=== WHAT IS BEING ASKED ===
Within the records that follow, find every line containing the string "this". Copy those lines.

=== INFORMATION GIVEN ===
---------------

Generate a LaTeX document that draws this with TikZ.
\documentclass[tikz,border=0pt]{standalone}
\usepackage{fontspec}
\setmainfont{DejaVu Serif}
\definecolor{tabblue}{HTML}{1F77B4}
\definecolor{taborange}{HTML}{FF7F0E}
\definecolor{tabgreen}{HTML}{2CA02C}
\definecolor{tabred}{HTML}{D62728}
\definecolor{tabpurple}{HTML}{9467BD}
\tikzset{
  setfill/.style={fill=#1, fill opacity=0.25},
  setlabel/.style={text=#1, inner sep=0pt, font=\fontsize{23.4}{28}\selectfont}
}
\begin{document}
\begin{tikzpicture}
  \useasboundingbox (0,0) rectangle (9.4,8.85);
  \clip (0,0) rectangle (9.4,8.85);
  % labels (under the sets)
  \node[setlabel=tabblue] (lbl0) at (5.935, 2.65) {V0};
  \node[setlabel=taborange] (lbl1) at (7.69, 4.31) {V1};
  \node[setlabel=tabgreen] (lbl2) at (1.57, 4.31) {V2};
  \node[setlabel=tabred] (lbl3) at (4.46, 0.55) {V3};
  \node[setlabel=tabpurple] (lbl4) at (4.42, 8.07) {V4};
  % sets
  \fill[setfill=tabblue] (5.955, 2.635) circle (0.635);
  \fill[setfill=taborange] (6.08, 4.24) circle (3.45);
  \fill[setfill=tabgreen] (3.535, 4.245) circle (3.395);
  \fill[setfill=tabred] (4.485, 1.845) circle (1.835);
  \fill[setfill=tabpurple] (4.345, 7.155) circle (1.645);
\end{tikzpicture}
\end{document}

---------------

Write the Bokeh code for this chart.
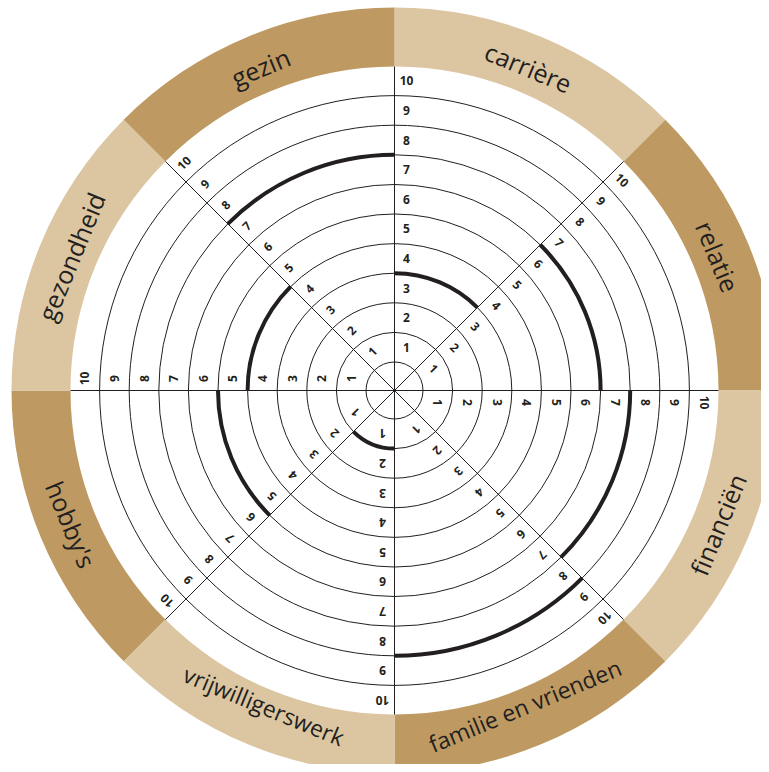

---------------

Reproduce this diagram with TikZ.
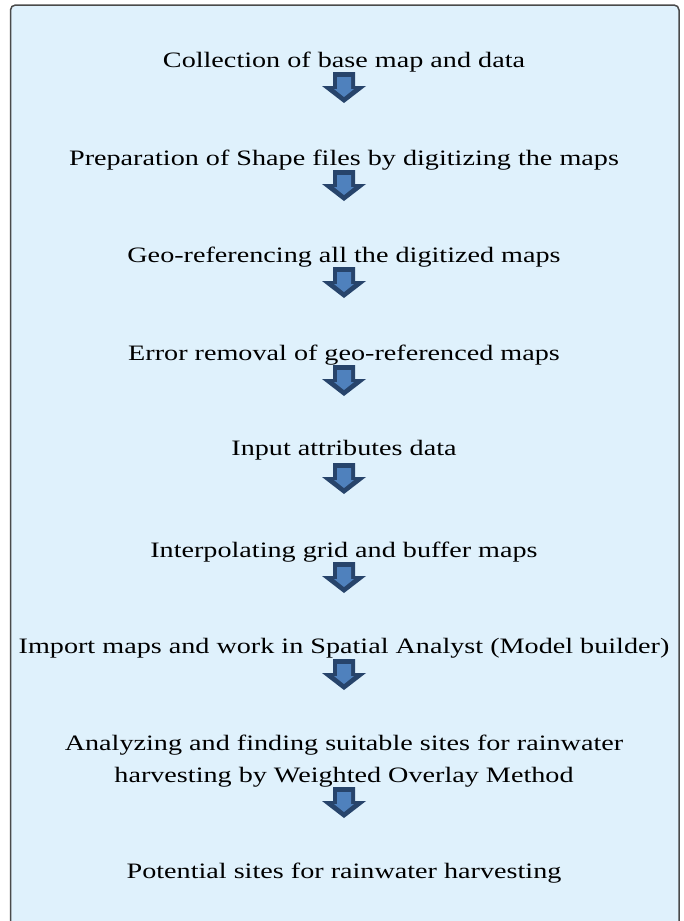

---------------

=== FINAL ANSWER ===
Generate a LaTeX document that draws this with TikZ.
Write the Bokeh code for this chart.
Reproduce this diagram with TikZ.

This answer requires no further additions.